Chapter 9 exercise

The background setup was given. We just need to change the function f. The $x$ and $y$ ranges are the same.

import numpy as np
import matplotlib.pyplot as plt
from mpl_toolkits.mplot3d import Axes3D  

# This is the RHS of the equation
f = lambda x,y: -5*np.sin(3*np.pi*x)*np.cos(2*np.pi*y)

# set up the grid
n=30;
x = np.linspace(0,1,n)
y = np.linspace(0,1,n);

# Useful to store f(x,y) in an array and use F(i,j) instead of f(x(i),y(k))
X,Y = np.meshgrid(x,y)
F=f(X,Y);

# determine grid size
h =x[1]-x[0]

# the solution grid is padded with fictitious nodes to remove at the end
U = np.zeros((n+2,n+2))

# we need to pad F as well, so that the two grids are not mismatched
F=np.pad(F,1, mode='constant')

Then, when we perform the update steps we ensure that the boundary conditions are enforced on the fictitious nodes:

nsweep = 300 #number of sweeps
r=1          #relaxation parameter (can be changed)
n,m = np.shape(U)

for k in range(nsweep-1):
  #enforce boundary conditions on fictitious nodes
  U[0,:]=U[2,:]; U[-1,:]=U[-3,:]
  U[:,0]=U[:,3]; U[:,-1]=U[:,-3]
  for i in range(1,n-1):
    for j in range(1,m-1):
      Unew = (U[i-1,j]+U[i+1,j]+U[i,j-1]+U[i,j+1])/4-h**2/4*F[i,j]
      U[i,j] = U[i,j]+r*(Unew-U[i,j])

A plot of U[1:-1,1:-1] is shown below. Note that if ${\varphi }_{sol}$ is a solution of this problem, which satisfies the boundary conditions, then ${\varphi }_{sol}+C$ is also a solution. Hence, it is possible for the surface to appear shifted up or down in your answers.

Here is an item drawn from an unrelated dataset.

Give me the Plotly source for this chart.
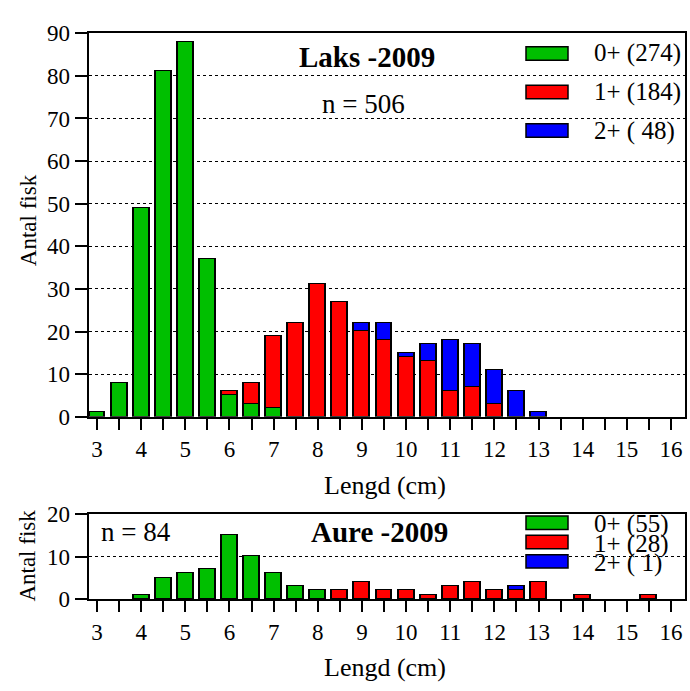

fig = plt.figure(figsize=(16, 8))
ax = plt.axes(projection='3d')
ax.plot_surface(X,Y,U[1:-1,1:-1],cmap='viridis')
plt.show()

To further test your understanding, you may wish to try modifying this code so that Neumann conditions on the left and right boundaries are replaced by Dirichlet conditions:

$$u(0,y)=0,u(1,y)=0,u_y(x,0)=0,u_y(x,1)=0.$$

The exact solution to the problem with these conditions is

$$U=\frac{5}{13{\pi }^2}\sin (3\pi x)\cos (2\pi y),$$

which will allow you to check your answer.